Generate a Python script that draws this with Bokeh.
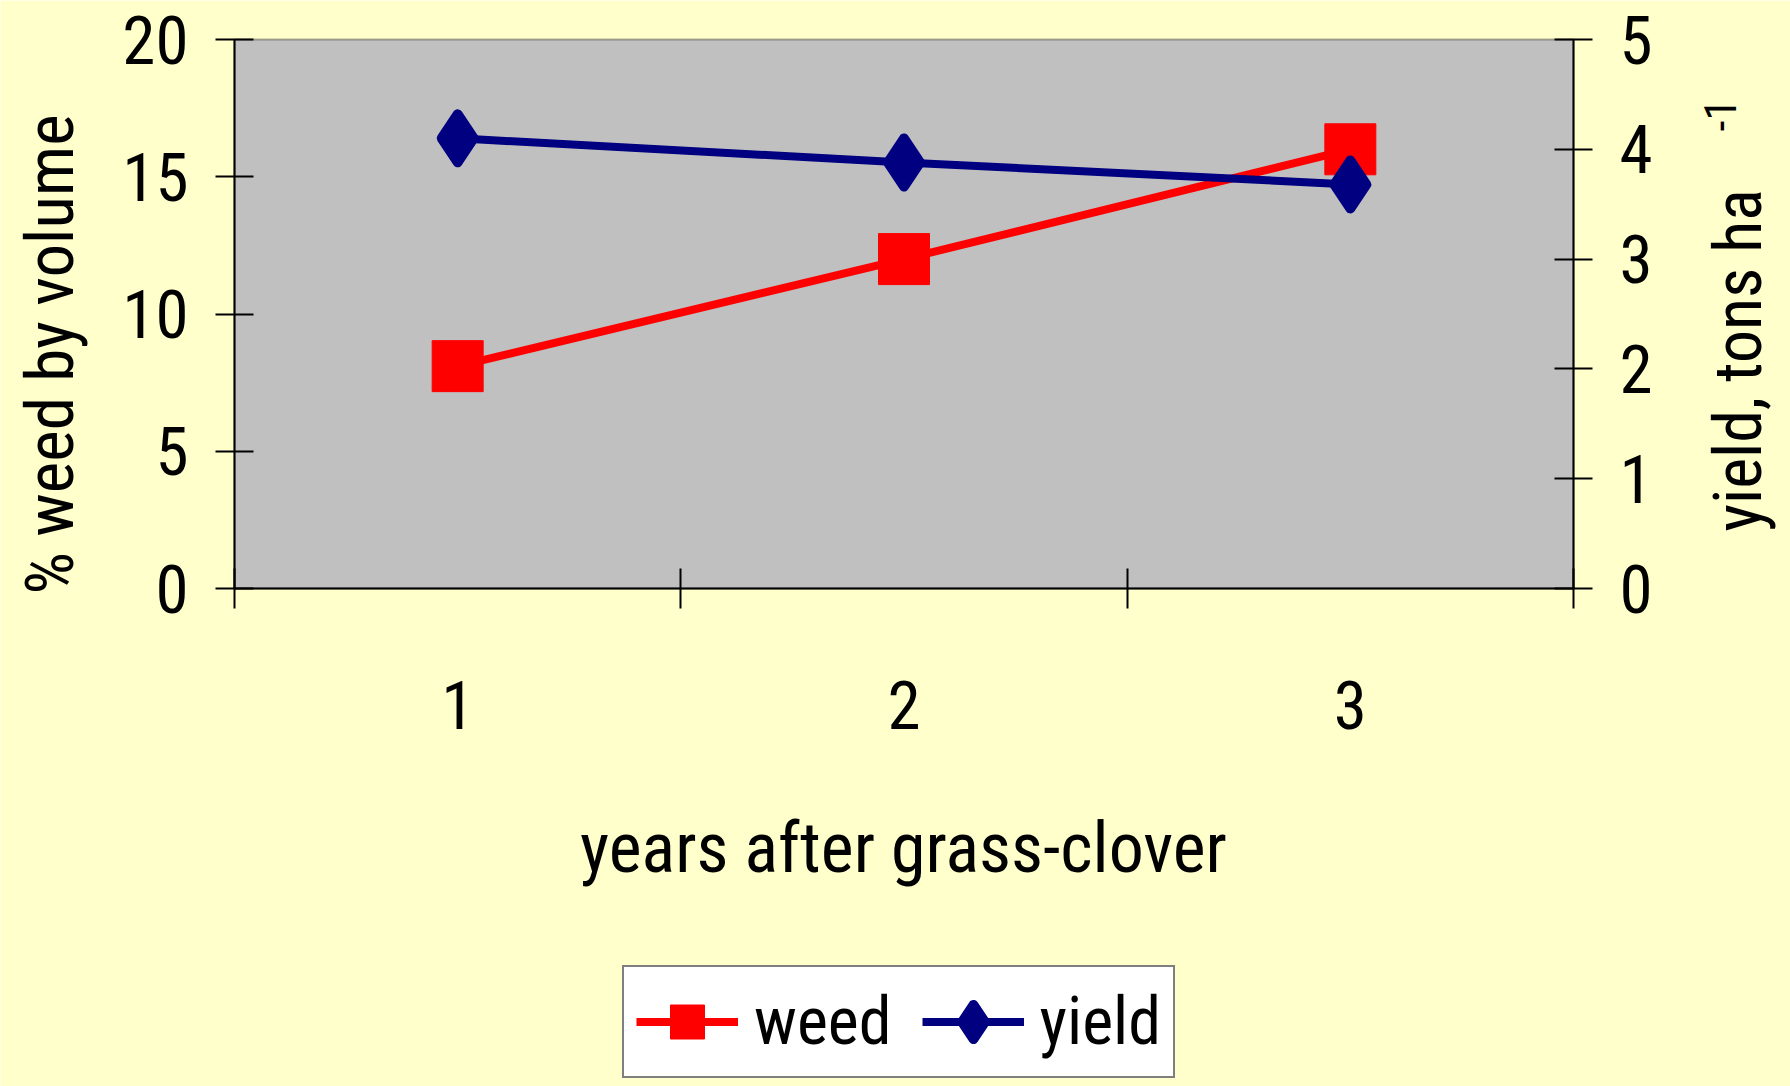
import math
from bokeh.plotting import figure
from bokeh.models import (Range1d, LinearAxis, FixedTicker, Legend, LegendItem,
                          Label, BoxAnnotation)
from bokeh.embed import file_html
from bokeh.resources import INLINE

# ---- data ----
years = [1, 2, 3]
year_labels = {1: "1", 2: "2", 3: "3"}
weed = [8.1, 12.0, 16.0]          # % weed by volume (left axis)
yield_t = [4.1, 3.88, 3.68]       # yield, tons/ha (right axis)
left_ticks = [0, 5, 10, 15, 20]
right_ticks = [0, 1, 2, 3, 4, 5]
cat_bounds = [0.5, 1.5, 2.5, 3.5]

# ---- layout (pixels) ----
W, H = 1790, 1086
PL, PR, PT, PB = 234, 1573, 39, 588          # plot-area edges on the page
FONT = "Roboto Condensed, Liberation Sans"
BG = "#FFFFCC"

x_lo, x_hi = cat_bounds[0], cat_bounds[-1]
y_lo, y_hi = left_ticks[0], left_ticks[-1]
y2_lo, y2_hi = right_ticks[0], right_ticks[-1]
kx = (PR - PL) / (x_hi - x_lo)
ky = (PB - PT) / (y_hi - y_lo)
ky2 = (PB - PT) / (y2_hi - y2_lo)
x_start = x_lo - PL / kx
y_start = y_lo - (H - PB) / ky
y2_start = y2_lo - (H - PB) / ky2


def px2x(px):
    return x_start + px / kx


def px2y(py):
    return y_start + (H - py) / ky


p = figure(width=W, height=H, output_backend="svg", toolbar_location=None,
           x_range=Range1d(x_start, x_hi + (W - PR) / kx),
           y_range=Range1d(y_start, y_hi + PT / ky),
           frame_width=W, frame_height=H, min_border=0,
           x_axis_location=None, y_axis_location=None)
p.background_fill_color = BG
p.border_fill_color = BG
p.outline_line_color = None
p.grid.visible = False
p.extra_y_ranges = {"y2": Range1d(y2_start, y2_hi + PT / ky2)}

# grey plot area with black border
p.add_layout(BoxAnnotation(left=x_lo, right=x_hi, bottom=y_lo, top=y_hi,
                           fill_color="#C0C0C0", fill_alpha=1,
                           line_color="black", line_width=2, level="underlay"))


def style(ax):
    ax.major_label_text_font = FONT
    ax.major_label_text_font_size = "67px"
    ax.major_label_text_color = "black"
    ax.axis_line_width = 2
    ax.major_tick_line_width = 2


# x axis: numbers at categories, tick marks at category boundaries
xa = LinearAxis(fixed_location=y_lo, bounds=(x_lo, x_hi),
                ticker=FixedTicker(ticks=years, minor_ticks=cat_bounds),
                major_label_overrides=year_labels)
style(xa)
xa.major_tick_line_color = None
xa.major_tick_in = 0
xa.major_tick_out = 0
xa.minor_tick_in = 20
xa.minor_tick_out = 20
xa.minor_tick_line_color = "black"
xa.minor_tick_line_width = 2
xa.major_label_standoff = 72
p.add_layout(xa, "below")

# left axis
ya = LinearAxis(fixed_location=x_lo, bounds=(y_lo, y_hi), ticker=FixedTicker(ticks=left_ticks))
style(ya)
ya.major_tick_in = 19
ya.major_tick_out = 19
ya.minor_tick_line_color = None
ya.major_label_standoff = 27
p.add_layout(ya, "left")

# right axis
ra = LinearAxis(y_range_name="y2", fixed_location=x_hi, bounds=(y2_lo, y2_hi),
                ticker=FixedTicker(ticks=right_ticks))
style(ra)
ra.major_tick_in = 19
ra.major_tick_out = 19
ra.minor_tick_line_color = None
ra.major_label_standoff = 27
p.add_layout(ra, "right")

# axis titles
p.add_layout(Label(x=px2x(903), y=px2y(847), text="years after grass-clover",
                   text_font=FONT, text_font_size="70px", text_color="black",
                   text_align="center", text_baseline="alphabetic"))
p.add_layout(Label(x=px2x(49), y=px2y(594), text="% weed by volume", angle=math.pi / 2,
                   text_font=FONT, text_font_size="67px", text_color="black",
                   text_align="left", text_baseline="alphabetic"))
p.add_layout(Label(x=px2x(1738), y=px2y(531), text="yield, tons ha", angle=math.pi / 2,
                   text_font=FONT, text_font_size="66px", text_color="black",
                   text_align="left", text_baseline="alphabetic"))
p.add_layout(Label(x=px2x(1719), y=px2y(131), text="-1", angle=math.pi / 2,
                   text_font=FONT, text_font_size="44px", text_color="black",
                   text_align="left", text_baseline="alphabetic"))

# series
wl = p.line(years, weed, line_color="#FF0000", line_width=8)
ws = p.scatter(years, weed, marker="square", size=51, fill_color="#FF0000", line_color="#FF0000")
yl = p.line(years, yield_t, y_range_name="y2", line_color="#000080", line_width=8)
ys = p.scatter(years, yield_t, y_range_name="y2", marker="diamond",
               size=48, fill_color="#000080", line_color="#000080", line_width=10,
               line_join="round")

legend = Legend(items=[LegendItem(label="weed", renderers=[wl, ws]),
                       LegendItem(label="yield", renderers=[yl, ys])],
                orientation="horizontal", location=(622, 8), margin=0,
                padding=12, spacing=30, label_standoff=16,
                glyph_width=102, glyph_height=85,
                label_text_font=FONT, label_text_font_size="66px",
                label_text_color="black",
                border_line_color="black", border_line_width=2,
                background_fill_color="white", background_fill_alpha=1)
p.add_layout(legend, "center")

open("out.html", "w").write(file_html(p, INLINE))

....

Return exactly what appears from the opening line of the material through the line with "from bokeh.resources import INLINE", apart from the pictures.

Generate a Python script that draws this with Bokeh.
import math
from bokeh.plotting import figure
from bokeh.models import (Range1d, LinearAxis, FixedTicker, Legend, LegendItem,
                          Label, BoxAnnotation)
from bokeh.embed import file_html
from bokeh.resources import INLINE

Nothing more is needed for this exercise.